Four years ago, I went on a week-long trail crew in the White Mountains of New Hampshire. We were clearing a path through a beech stand when someone mentioned the Appalachian Mountain Club’s Huts, a group of eight high-end shelters on the Appalachian Trail run by the AMC, an outdoors organization responsible for maintaining most of the trails in the White Mountains. The group’s leader, a loud, dreadlocked, slightly hungover man named Crazy Ed, immediately shouted, “Do you know how I feel about the huts? Do you know that Talking Heads song? The one that goes duh duh duh duh burning down the huts!“
This was not the last time I heard someone badmouth the huts, but I had never heard anything bad about them before. I had only stayed in one once, and I thought it was nice. Throughout the summer, you hike up and stay there overnight, breakfast and dinner provided. It’s like camping, but without actually camping. Of course, once you remove the “sleeping outside” part from camping and let people stay in a bed and breakfast instead, the whole point of camping — to remove yourself from your normal life — has been corrupted.
Recently, the AMC announced plans to build a new hut, the first in around 50 years, a nakedly profit-driven gesture from a supposedly non-profit organization. They are defacing public lands (besides the hut, they plan to build a 50-lot parking lot) in order to build what is essentially a hotel that, at $150 a night, is inaccessible for plenty of people. Instead of opening up the outdoors, the AMC is helping keep it a space for those with large disposable incomes only. The AMC defends the hut as an opportunity to introduce people who would not normally go hiking to the outdoors. According to them, people will do the mile or so hike to the hut, stay over and the next day, while eating their bran muffin, decide that they might go to one of the higher huts next time. Eventually, they might even pack their own lunch!
Essentially, the AMC is injecting class stratification into the wilderness, a place that one hopes would be free of the capitalist constructs that restrict life outside of it. The wilderness should be a place where, to paraphrase Marx, people can hike in the day, set up camp in the evening, and reflect after dinner, without having to pay much of anything. This is not to say that everyone who goes outside should do so in the most Spartan way possible. Thoreau walked to town for lunch (and this summer I spilled soft serve ice cream on his cabin), after all.
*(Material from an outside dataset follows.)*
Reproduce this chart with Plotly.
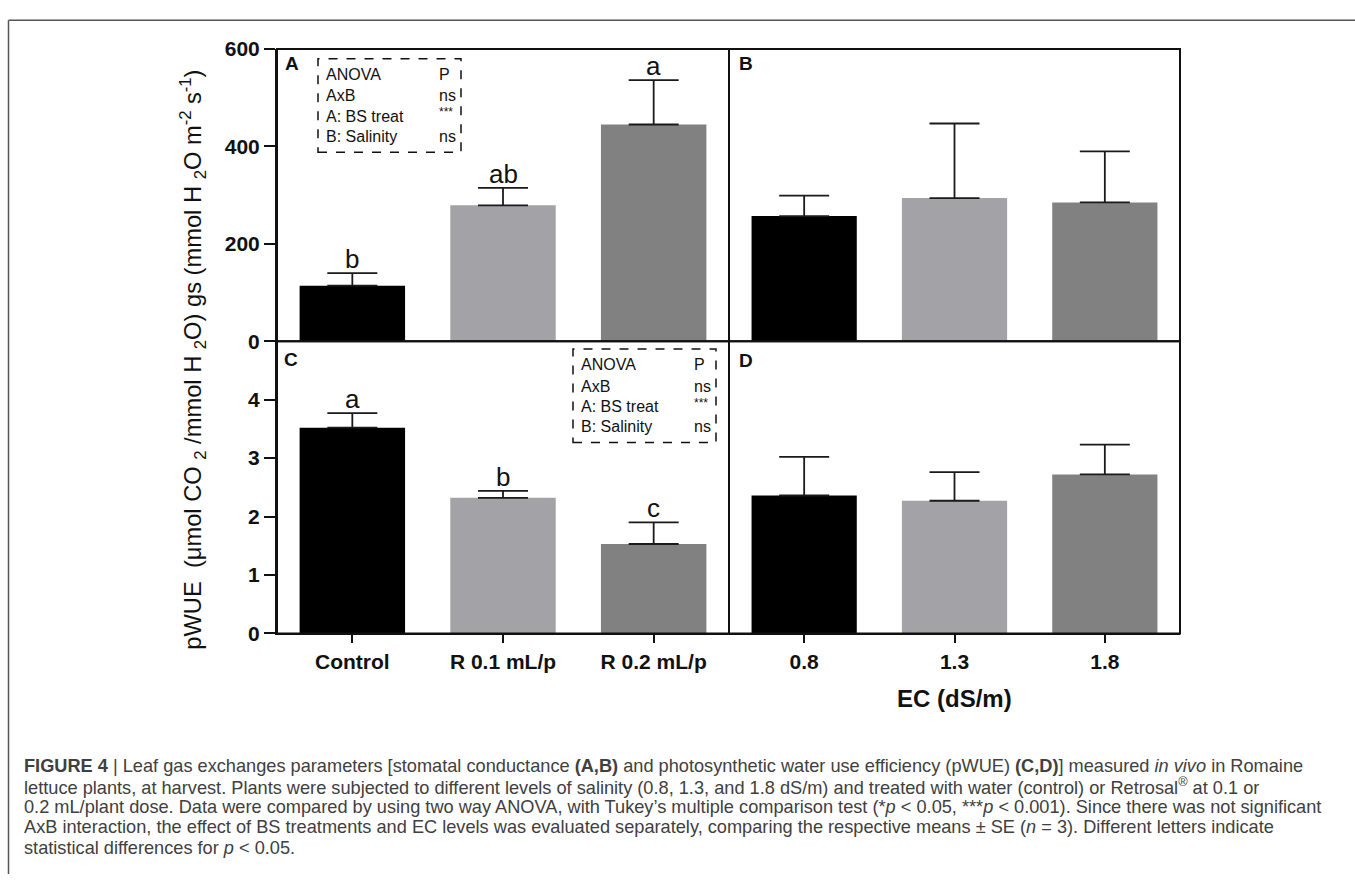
import plotly.graph_objects as go

W, H = 1355, 885

def px(x):
    return x / W

def py(y):
    return 1 - y / H

# ---------------- data ----------------
treat_cats = ["Control", "R 0.1 mL/p", "R 0.2 mL/p"]
ec_cats = ["0.8", "1.3", "1.8"]

gs_treat = [114, 279, 445]
gs_treat_se = [26, 36, 91]
gs_ec = [257, 294, 285]
gs_ec_se = [42, 153, 105]

wue_treat = [3.52, 2.32, 1.53]
wue_treat_se = [0.25, 0.12, 0.37]
wue_ec = [2.36, 2.27, 2.72]
wue_ec_se = [0.66, 0.49, 0.51]

letters_gs = ["b", "ab", "a"]
letters_wue = ["a", "b", "c"]

gs_ticks = [0, 200, 400, 600]
wue_ticks = [0, 1, 2, 3, 4]

bar_colors = ["#000000", "#a3a3a7", "#818181"]
FONT = "Liberation Sans, Arial, sans-serif"

# ---------------- figure ----------------
fig = go.Figure()

def add_bars(cats, vals, se, xa, ya):
    fig.add_trace(go.Bar(
        x=cats, y=vals, width=0.7,
        marker=dict(color=bar_colors, line=dict(width=0)),
        error_y=dict(type="data", array=se, arrayminus=[0] * len(se), symmetric=False,
                     width=25, thickness=1.8, color="#1a1a1a"),
        xaxis=xa, yaxis=ya, showlegend=False, hoverinfo="skip"))

add_bars(treat_cats, gs_treat, gs_treat_se, "x", "y")
add_bars(ec_cats, gs_ec, gs_ec_se, "x2", "y2")
add_bars(treat_cats, wue_treat, wue_treat_se, "x3", "y3")
add_bars(ec_cats, wue_ec, wue_ec_se, "x4", "y4")

xA = [px(277), px(729)]
xB = [px(729), px(1180)]
yTop = [py(338), py(38)]
yBot = [py(638), py(338)]

tickfont = dict(family=FONT, size=21, color="#111", weight="bold")

common_x = dict(type="category", range=[-0.5, 2.5], showgrid=False, zeroline=False, fixedrange=True)
hidden_x = dict(common_x, showticklabels=False, ticks="", showline=False)
shown_x = dict(common_x, showticklabels=True, ticks="outside", ticklen=8, tickwidth=2,
               tickcolor="#111", showline=True, linewidth=2, linecolor="#111", tickfont=tickfont)

fig.update_layout(
    width=W, height=H,
    margin=dict(l=0, r=0, t=0, b=0),
    paper_bgcolor="white", plot_bgcolor="white",
    bargap=0.3,
    xaxis=dict(hidden_x, domain=xA, anchor="y"),
    xaxis2=dict(hidden_x, domain=xB, anchor="y2"),
    xaxis3=dict(shown_x, domain=xA, anchor="y3"),
    xaxis4=dict(shown_x, domain=xB, anchor="y4"),
    yaxis=dict(domain=yTop, anchor="x", range=[0, 600], tickvals=gs_ticks, ticks="outside",
               ticklen=11, tickwidth=2, tickcolor="#111", showline=True, linewidth=2,
               linecolor="#111", showgrid=False, zeroline=False, tickfont=tickfont),
    yaxis2=dict(domain=yTop, anchor="x2", range=[0, 600], visible=False),
    yaxis3=dict(domain=yBot, anchor="x3", range=[0, 5], tickvals=wue_ticks, ticks="outside",
                ticklen=11, tickwidth=2, tickcolor="#111", showline=True, linewidth=2,
                linecolor="#111", showgrid=False, zeroline=False, tickfont=tickfont),
    yaxis4=dict(domain=yBot, anchor="x4", range=[0, 5], visible=False),
)

shapes = []
# panel frames
for (x0, y0, x1, y1) in [(277, 38, 729, 338), (729, 38, 1180, 338),
                         (277, 338, 729, 638), (729, 338, 1180, 638)]:
    shapes.append(dict(type="rect", xref="paper", yref="paper", x0=px(x0), x1=px(x1),
                       y0=py(y1), y1=py(y0), line=dict(color="#111", width=2)))
# ANOVA dashed boxes
for (x0, y0, x1, y1) in [(318, 48, 461, 144), (573, 346, 716, 442)]:
    shapes.append(dict(type="rect", xref="paper", yref="paper", x0=px(x0), x1=px(x1),
                       y0=py(y1), y1=py(y0), line=dict(color="#111", width=1.5, dash="dash")))
# outer figure border
shapes.append(dict(type="line", xref="paper", yref="paper", x0=px(8.5), x1=px(8.5),
                   y0=0, y1=py(8.5), line=dict(color="#555", width=1.5)))
shapes.append(dict(type="line", xref="paper", yref="paper", x0=px(8.5), x1=1,
                   y0=py(8.5), y1=py(8.5), line=dict(color="#555", width=1.5)))
fig.update_layout(shapes=shapes)

ann = []

# significance letters
def add_letters(cats, vals, se, letters, xr, yr):
    for c, v, s, l in zip(cats, vals, se, letters):
        ann.append(dict(x=c, y=v + s, xref=xr, yref=yr, text=l, showarrow=False,
                        yanchor="bottom", yshift=-3,
                        font=dict(family=FONT, size=26, color="#111")))

add_letters(treat_cats, gs_treat, gs_treat_se, letters_gs, "x", "y")
add_letters(treat_cats, wue_treat, wue_treat_se, letters_wue, "x3", "y3")

# panel letters
for t, x, y in [("A", 292, 53), ("B", 746, 53), ("C", 291, 357), ("D", 746, 358)]:
    ann.append(dict(x=px(x), y=py(y), xref="paper", yref="paper", text=t, showarrow=False,
                    xanchor="center", yanchor="middle",
                    font=dict(family=FONT, size=19, color="#111", weight="bold")))

# ANOVA text
anova_left = ["ANOVA", "AxB", "A: BS treat", "B: Salinity"]
anova_right = ["P", "ns", "***", "ns"]
for lx, rx, ys in [(324, 437, [64, 86, 107, 128]), (579, 692, [362, 384, 405, 426])]:
    for tl, tr, y in zip(anova_left, anova_right, ys):
        ann.append(dict(x=px(lx), y=py(y), xref="paper", yref="paper", text=tl, showarrow=False,
                        xanchor="left", yanchor="middle",
                        font=dict(family=FONT, size=16, color="#111")))
        star = tr == "***"
        ann.append(dict(x=px(rx), y=py(y - (4 if star else 0)), xref="paper", yref="paper",
                        text=tr, showarrow=False, xanchor="left", yanchor="middle",
                        font=dict(family=FONT, size=12 if star else 16, color="#111")))

# y axis title
ann.append(dict(x=px(193), y=py(357), xref="paper", yref="paper", textangle=-90,
                text="pWUE  (μmol CO <sub>2</sub> /mmol H <sub>2</sub>O) gs (mmol H <sub>2</sub>O m<sup>-2</sup> s<sup>-1</sup>)",
                showarrow=False, xanchor="center", yanchor="middle",
                font=dict(family=FONT, size=23.7, color="#111")))

# x axis title
ann.append(dict(x=px(954), y=py(705), xref="paper", yref="paper", text="EC (dS/m)",
                showarrow=False, xanchor="center", yanchor="middle",
                font=dict(family=FONT, size=24, color="#111", weight="bold")))

# caption
caption = [
    "<b>FIGURE 4</b> | Leaf gas exchanges parameters [stomatal conductance <b>(A,B)</b> and photosynthetic water use efficiency (pWUE) <b>(C,D)</b>] measured <i>in vivo</i> in Romaine",
    "lettuce plants, at harvest. Plants were subjected to different levels of salinity (0.8, 1.3, and 1.8 dS/m) and treated with water (control) or Retrosal<sup>®</sup> at 0.1 or",
    "0.2 mL/plant dose. Data were compared by using two way ANOVA, with Tukey’s multiple comparison test (*<i>p</i> &lt; 0.05, ***<i>p</i> &lt; 0.001). Since there was not significant",
    "AxB interaction, the effect of BS treatments and EC levels was evaluated separately, comparing the respective means ± SE (<i>n</i> = 3). Different letters indicate",
    "statistical differences for <i>p</i> &lt; 0.05.",
]
for i, line in enumerate(caption):
    ann.append(dict(x=px(22), y=py(774 + 21 * i), xref="paper", yref="paper", text=line,
                    showarrow=False, xanchor="left", yanchor="middle",
                    font=dict(family=FONT, size=18.2, color="#404040")))

fig.update_layout(annotations=ann)

fig.write_html("out.html")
But if you try to live in luxury in nature (see: glamping), you not only restrict nature to the more affluent, you also restrict yourself from ever leaving your role in the modern capitalist system.
This problem extends beyond camping. In daily life, we confine ourselves to only interacting with certain spaces. How many Yale students, for example, interact with any part of New Haven further than a few blocks away? Most of the world is erased, wiped out, ignored in our minds. We do not just mentally ignore these spaces, as they cease to physically exist for us. They are just blank spaces on a map. If we keep these spaces blank, we cannot feel solidarity with those that inhabit them. Our own lives then imprison us within our own privileges and stratifications. If we allow the wilderness to be cut up and stratified like the rest of our life is, we lose a way out of this prison. A wilderness that is open to all is necessary because it creates a space where one can, just for a day, step outside of the confinements that the capitalist system creates.